Exercise materials:
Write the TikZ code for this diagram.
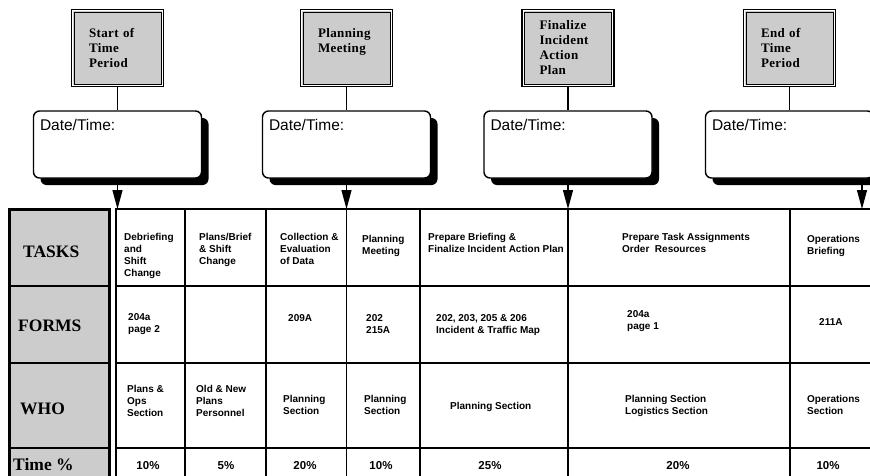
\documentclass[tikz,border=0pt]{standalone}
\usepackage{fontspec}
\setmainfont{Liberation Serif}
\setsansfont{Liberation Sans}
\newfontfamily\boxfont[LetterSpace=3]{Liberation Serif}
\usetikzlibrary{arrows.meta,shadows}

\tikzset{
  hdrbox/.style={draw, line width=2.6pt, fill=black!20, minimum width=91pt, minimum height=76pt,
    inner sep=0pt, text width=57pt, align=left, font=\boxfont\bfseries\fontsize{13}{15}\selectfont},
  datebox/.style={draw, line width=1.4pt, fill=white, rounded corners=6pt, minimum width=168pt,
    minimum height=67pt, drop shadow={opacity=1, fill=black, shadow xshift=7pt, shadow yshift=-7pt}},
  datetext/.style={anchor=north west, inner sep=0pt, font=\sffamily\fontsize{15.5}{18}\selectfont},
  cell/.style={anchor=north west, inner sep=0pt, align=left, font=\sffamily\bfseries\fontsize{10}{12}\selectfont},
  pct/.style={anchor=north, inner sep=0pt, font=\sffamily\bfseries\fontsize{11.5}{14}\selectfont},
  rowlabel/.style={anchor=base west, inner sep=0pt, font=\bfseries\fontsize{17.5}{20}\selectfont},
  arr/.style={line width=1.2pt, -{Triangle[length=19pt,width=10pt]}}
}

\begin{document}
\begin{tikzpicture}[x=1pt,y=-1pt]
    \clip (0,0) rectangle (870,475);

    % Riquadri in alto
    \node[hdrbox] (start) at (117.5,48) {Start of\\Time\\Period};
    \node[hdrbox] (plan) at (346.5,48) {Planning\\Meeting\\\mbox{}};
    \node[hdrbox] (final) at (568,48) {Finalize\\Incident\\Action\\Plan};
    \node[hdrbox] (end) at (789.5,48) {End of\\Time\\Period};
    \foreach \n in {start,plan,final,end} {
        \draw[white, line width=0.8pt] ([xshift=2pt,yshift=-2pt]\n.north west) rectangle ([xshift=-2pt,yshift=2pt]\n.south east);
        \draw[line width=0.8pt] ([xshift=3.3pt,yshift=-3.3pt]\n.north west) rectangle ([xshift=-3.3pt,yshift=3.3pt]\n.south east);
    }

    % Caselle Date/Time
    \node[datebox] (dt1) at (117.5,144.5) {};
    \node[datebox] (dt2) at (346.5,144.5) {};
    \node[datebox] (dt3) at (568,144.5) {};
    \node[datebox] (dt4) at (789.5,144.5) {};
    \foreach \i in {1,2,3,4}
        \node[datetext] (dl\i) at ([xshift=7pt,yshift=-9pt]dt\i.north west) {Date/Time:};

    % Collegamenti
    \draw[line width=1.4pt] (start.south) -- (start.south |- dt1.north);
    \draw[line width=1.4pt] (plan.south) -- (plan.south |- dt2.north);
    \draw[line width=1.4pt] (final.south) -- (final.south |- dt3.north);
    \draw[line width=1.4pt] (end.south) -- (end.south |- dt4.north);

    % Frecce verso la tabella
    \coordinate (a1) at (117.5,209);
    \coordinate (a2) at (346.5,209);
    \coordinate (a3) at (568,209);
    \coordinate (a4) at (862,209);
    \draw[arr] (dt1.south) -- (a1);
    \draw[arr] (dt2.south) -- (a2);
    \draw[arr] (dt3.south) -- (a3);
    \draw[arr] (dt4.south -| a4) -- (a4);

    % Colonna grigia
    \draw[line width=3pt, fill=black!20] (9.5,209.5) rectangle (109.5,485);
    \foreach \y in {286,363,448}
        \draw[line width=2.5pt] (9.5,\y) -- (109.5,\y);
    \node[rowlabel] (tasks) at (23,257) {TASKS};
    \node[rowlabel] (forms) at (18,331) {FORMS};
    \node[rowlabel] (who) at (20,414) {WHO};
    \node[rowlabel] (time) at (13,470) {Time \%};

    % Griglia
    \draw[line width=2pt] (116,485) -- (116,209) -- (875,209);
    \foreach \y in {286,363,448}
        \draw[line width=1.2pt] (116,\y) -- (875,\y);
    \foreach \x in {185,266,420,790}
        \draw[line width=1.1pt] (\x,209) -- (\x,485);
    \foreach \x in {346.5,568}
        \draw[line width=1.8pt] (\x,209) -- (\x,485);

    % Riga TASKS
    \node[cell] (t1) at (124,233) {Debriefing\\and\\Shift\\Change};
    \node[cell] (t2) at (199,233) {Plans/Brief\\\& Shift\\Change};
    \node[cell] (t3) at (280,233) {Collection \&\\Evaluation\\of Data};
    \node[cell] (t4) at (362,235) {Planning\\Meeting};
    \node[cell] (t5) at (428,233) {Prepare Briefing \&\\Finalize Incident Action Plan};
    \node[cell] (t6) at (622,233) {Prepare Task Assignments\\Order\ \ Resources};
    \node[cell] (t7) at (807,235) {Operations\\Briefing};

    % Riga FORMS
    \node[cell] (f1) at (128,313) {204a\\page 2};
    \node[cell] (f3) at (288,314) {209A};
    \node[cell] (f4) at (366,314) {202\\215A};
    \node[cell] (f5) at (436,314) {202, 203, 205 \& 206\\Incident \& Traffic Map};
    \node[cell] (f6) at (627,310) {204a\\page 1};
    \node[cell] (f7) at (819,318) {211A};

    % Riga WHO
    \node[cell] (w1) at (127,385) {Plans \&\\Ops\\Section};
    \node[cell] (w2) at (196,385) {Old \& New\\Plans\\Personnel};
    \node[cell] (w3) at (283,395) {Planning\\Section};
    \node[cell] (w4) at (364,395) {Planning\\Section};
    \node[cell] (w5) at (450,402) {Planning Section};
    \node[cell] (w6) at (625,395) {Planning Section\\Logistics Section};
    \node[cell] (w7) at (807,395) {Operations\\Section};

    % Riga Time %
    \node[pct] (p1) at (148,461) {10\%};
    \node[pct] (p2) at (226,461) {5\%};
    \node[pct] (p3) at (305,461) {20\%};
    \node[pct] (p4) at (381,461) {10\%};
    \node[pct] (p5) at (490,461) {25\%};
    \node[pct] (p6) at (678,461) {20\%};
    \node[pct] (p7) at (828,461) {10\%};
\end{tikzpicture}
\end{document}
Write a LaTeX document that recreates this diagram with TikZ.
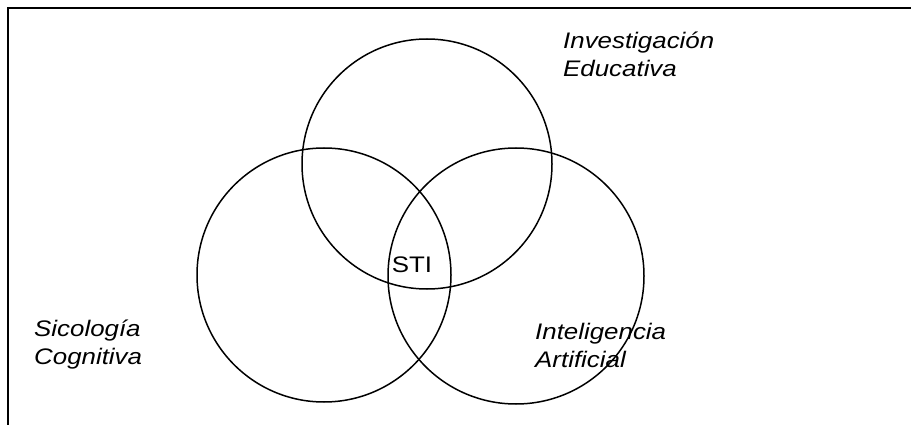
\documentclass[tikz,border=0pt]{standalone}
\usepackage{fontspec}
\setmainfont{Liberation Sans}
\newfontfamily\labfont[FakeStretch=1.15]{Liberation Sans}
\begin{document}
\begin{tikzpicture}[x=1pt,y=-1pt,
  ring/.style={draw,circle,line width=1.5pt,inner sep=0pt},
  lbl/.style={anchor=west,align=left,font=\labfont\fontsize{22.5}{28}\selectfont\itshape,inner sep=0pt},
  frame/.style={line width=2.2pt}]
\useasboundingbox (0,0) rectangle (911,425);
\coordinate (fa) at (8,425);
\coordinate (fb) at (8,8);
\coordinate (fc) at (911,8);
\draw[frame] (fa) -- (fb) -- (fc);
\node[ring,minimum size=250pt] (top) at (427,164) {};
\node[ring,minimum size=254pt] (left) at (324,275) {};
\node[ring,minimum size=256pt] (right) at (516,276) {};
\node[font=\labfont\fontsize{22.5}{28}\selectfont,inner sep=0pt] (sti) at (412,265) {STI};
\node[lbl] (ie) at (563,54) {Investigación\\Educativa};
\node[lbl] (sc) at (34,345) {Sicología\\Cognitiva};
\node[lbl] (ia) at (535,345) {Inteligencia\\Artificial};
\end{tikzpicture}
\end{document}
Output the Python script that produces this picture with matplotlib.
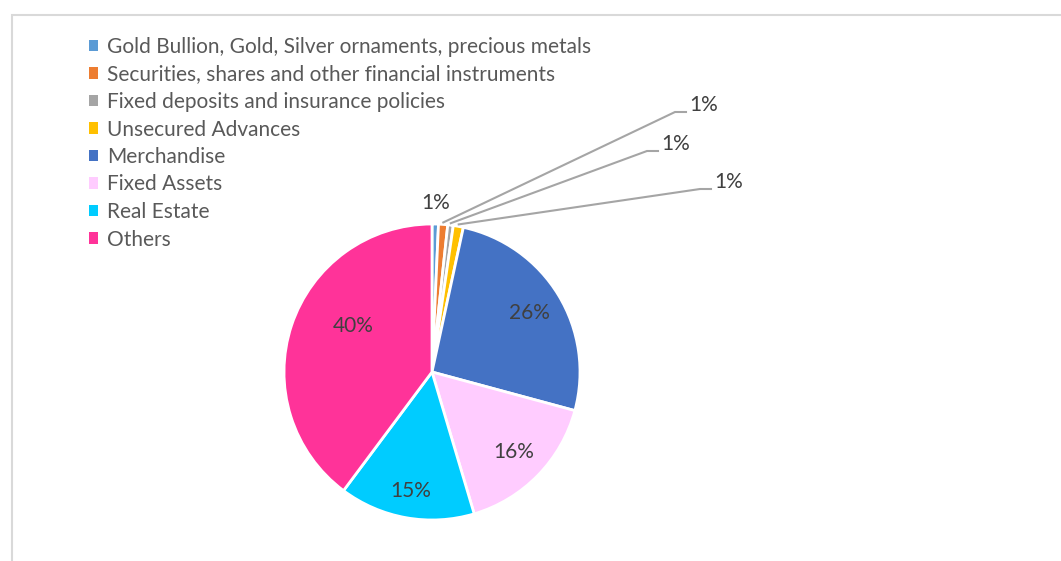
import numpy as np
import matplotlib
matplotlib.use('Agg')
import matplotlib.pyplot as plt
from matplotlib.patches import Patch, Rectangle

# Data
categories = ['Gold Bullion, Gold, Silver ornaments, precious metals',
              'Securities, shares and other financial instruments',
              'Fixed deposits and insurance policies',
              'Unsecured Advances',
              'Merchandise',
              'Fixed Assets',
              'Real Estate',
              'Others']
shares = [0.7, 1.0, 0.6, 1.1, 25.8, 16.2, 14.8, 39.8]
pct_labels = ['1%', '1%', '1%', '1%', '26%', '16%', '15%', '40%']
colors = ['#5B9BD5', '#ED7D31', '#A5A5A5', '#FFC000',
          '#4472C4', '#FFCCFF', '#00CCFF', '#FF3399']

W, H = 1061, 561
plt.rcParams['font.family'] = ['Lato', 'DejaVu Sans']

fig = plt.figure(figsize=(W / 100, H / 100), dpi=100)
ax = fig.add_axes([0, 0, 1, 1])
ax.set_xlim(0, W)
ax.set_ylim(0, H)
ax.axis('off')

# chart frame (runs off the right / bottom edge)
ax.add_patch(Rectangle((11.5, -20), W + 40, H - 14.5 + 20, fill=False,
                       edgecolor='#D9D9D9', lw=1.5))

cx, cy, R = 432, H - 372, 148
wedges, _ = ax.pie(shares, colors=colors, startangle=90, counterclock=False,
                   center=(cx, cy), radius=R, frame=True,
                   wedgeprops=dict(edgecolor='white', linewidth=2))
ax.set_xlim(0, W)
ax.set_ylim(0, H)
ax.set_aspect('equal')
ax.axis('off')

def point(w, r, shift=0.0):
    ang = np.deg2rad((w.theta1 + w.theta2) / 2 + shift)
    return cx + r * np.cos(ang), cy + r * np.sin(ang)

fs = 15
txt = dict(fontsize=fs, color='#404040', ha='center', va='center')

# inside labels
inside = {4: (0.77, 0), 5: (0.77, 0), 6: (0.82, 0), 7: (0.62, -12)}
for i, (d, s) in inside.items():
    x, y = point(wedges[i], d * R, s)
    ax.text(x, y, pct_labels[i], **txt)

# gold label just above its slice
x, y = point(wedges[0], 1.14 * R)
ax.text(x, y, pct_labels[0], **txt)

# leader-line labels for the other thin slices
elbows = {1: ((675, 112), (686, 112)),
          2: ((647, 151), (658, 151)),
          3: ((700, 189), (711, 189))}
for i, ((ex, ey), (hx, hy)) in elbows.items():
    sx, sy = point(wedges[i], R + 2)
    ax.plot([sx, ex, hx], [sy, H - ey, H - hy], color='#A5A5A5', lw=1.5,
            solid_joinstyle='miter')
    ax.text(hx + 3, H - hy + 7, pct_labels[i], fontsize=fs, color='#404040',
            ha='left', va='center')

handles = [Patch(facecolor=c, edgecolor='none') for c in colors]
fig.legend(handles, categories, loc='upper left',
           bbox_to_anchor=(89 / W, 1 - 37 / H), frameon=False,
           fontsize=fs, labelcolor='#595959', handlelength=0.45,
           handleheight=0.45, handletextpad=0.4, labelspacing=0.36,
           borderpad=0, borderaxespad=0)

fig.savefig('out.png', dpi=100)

Exercise aim: List every line from the entries above in which "Write" appears.

Reply to the task:
Write the TikZ code for this diagram.
Write a LaTeX document that recreates this diagram with TikZ.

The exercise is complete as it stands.